Israel on Monday launched its most intense military operation in the occupied West Bank in nearly two decades, carrying out a series of drone strikes and sending hundreds of troops on an open-ended mission. At least ten Palestinians were killed and dozens wounded.
The operation took place in the Jenin refugee camp — an area in the northern West Bank. The fighting, which began shortly after midnight, continued past nightfall.
Throughout the day, black smoke rose from the crowded streets of the camp, a densely populated neighborhood that is home to some 14,000 people, while exchanges of fire rang out and drones could be heard buzzing overhead. Military bulldozers plowed through narrow streets, damaging buildings as they cleared the way for Israeli forces.
“There are bulldozers destroying the streets, snipers are inside and on roofs of houses, drones are hitting houses and Palestinians are killed in the streets,” said Jamal Huweil, a political activist in the camp, predicting the operation would fail.
The military blocked traffic in and out of Jenin, and the city resembled a ghost town. Streets were empty as armored Israeli vehicles patrolled. Piles of burning tires and garbage containers littered traffic circles. Power and water supplies were knocked out in the camp.
With the sound of shooting and explosions in the background, at least 10 ambulances rushed to the overwhelmed local hospital as relatives checked to see if loved ones were inside. One ambulance arrived with a bullet hole in front.
The Palestinians and three Arab countries with normalized ties with Israel – Jordan, Egypt and the United Arab Emirates – condemned the incursion, as did the 57-nation Organization of Islamic Cooperation.
Late Monday, the Palestinian leadership in the West Bank held an emergency meeting and said it was halting its already limited contacts with Israel. Leaders said a freeze on security coordination would remain in place, and they vowed to step up activity against Israel in the United Nations and international bodies. They also planned to minimize contacts with the United States.
Israel’s prime minister, Benjamin Netanyahu, was unswayed.
Rear Adm. Daniel Hagari, the chief military spokesman, said there were a total of about 10 airstrikes — most of them aimed at keeping gunmen away from ground troops.
Neither the prime minister nor Hagari gave any indication when the operation would end.
U.N. Mideast envoy Tor Wennesland warned that the escalation in the West Bank was “very dangerous.” Asked about the Israeli drone attacks on residential areas, U.N. spokesman Farhan Haq said: “Attacks on heavily populated areas are violations of international humanitarian law.”
Lynn Hastings, the U.N. humanitarian coordinator in the Palestinian areas, said on Twitter that she was “alarmed by scale of Israeli forces operation” and noted the airstrikes in a densely populated refugee camp. She said the U.N. was mobilizing humanitarian aid.
UNRWA, the U.N. agency for Palestinian refugees, said many camp residents were in need of food, drinking water and milk powder.

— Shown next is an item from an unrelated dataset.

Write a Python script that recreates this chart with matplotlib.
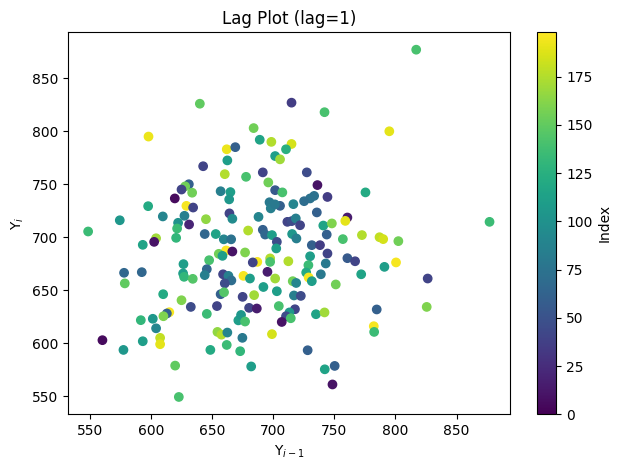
import numpy as np
import matplotlib.pyplot as plt

# lag plot points: (Y_{i-1}, Y_i) and the index colour
y_prev = [640, 598, 662, 669, 662.5, 715, 742, 795, 684, 689,
          698.5, 715, 710.5, 701.6, 705.6, 817, 642.7, 660.4, 631, 628,
          625, 633.7, 657, 665, 664, 619.5, 629, 634.5, 597.7, 574.5,
          609.7, 627.4, 622.2, 631.2, 645, 664.2, 666.6, 621.4, 548.6, 644,
          653, 659.6, 665.6, 620.6, 604.2, 602.6, 593.3, 661.5, 666.6, 655.5,
          658.5, 647.6, 626.6, 645.7, 644, 626.3, 627.1, 634.2, 578, 592.5,
          659, 663.4, 665.8, 578.6, 660.4, 610, 625, 632.6, 657, 659.8,
          654, 615, 613, 610.2, 645.7, 591.7, 601.5, 604.2, 671.5, 654.4,
          657.7, 662.5, 560.3, 593.3, 577.5, 607.5, 607.5, 648.6, 662, 673,
          619.8, 622.8, 751.2, 692, 675, 684.4, 703, 717, 722.6, 704.6,
          680.3, 686.6, 673.7, 677, 717.8, 713.3, 710.5, 714.4, 707, 735,
          742, 699, 674.8, 682, 728.2, 742.2, 750.3, 748.5, 784.7, 782.3,
          782.6, 826.4, 825.6, 877, 802.4, 800.5, 691.5, 727.5, 677.8, 696,
          736.2, 701.6, 707.5, 744.4, 775.5, 733.5, 730.2, 725.3, 697, 698,
          705.6, 716.5, 688, 735.7, 760.7, 759, 711.6, 715.2, 718.5, 722,
          741, 748, 679.5, 691.5, 693.4, 699, 715.5, 743.8, 757, 772.6,
          787, 790, 719, 703, 702.5, 731.6, 738.3, 677, 744.4, 730.2,
          687, 697.5, 697.5, 683.3, 712.4, 760.7, 767, 743, 728.8, 791,
          695.3, 727, 739, 772, 675.7, 681, 701.6, 729, 716, 731.6,
          701.4, 718.8]
y_curr = [826, 795, 783, 785, 772.5, 827, 818, 800, 803, 792,
          790, 788, 783, 776.6, 773.5, 877, 767, 759.5, 750, 748,
          745, 742, 743.4, 742.6, 735.7, 736.6, 729.6, 728, 729.3, 716,
          719.6, 720.2, 713.6, 712, 717, 722.5, 717.4, 708.2, 705.4, 703,
          703, 698, 698, 699.4, 699, 695.6, 692.8, 687.5, 686.5, 684.3,
          682.4, 678.3, 674.6, 669.8, 664.2, 665.8, 662.6, 660.7, 666.4, 667,
          665, 663.5, 659.2, 656.4, 656.4, 646.2, 640.5, 634.2, 646.2, 648,
          635, 629.2, 628, 625.4, 627.6, 621.7, 623, 614, 621.5, 610.6,
          608, 610, 602.8, 601.8, 593.6, 605, 599, 593.6, 598.3, 592.4,
          578.8, 549.2, 655.4, 653, 643.7, 645.3, 649, 645, 644.6, 635,
          633.3, 632.7, 626.6, 620.4, 632, 629, 625.4, 623.5, 620, 627.3,
          629, 608.5, 605, 578, 593.3, 575.3, 578.5, 561, 631.8, 616,
          610.6, 661, 634.2, 714.5, 696.3, 676.2, 761.2, 761.2, 757, 751.7,
          749.2, 744.4, 742.3, 738, 742.3, 739, 736.6, 734, 733, 727.2,
          729.6, 731.2, 719.2, 723.4, 718.6, 715.4, 714.5, 715.2, 717.7, 711.3,
          711, 713, 706.3, 707, 702.5, 702, 703, 702.5, 698.2, 702,
          700, 698.2, 698.8, 695.6, 689.4, 692.5, 692.5, 685.6, 684.6, 682,
          676.7, 680, 676.7, 676.2, 677.3, 680.2, 677.3, 675.2, 673.6, 672,
          667.3, 666.7, 665, 665, 663.5, 661, 661, 662, 658.5, 658.5,
          731, 656.8]
index = [150, 192, 192, 60, 110, 35, 140, 190, 155, 115,
         175, 185, 125, 110, 170, 140, 40, 175, 60, 155,
         40, 155, 85, 110, 105, 5, 195, 40, 120, 105,
         90, 85, 100, 20, 165, 40, 95, 135, 135, 65,
         115, 90, 75, 130, 170, 10, 115, 198, 10, 155,
         110, 140, 110, 65, 85, 110, 130, 145, 65, 65,
         40, 85, 70, 150, 45, 120, 160, 45, 60, 145,
         40, 195, 60, 160, 135, 130, 105, 90, 110, 165,
         175, 90, 5, 110, 105, 180, 190, 120, 135, 130,
         150, 140, 155, 110, 40, 170, 110, 85, 45, 140,
         40, 15, 105, 140, 40, 105, 45, 140, 10, 115,
         170, 185, 80, 110, 60, 115, 60, 10, 60, 195,
         135, 40, 160, 135, 155, 195, 40, 45, 140, 155,
         10, 55, 140, 35, 120, 75, 75, 70, 80, 85,
         60, 90, 90, 60, 15, 190, 40, 45, 85, 40,
         115, 160, 175, 60, 65, 110, 105, 60, 140, 175,
         180, 185, 85, 45, 110, 60, 35, 160, 40, 110,
         195, 175, 140, 40, 175, 55, 40, 80, 135, 110,
         15, 120, 80, 115, 195, 110, 170, 195, 155, 110,
         80, 90]

fig, ax = plt.subplots()
sc = ax.scatter(y_prev, y_curr, c=index, cmap='viridis', vmin=0, vmax=198)
fig.colorbar(sc, ax=ax, label='Index')
ax.set_xlabel(r'Y$_{i-1}$')
ax.set_ylabel(r'Y$_i$')
ax.set_title('Lag Plot (lag=1)')
ax.set_xticks(np.arange(550, 851, 50))
ax.set_yticks(np.arange(550, 851, 50))
plt.tight_layout()
plt.savefig('out.png', dpi=100, bbox_inches='tight')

Late Monday, hundreds of Palestinians left the camp to flee the fighting. The Israeli army said it was allowing people who wanted to leave to do so. The Palestinian Red Crescent rescue service said as many as 3,000 people had left by midnight, and they expected the exodus to continue.
The Palestinian Health Ministry said at least ten Palestinians were killed and 50 people were wounded — 10 critically. The dead were identified as young men and Palestinian youths, including a 16-year-old boy and two 17-year-olds.
Separately, a 21-year-old Palestinian was killed by Israeli fire near the West Bank city of Ramallah, the ministry said.
The Jenin camp and an adjacent town of the same name have been a flashpoint since Israeli-Palestinian violence began escalating in spring 2022.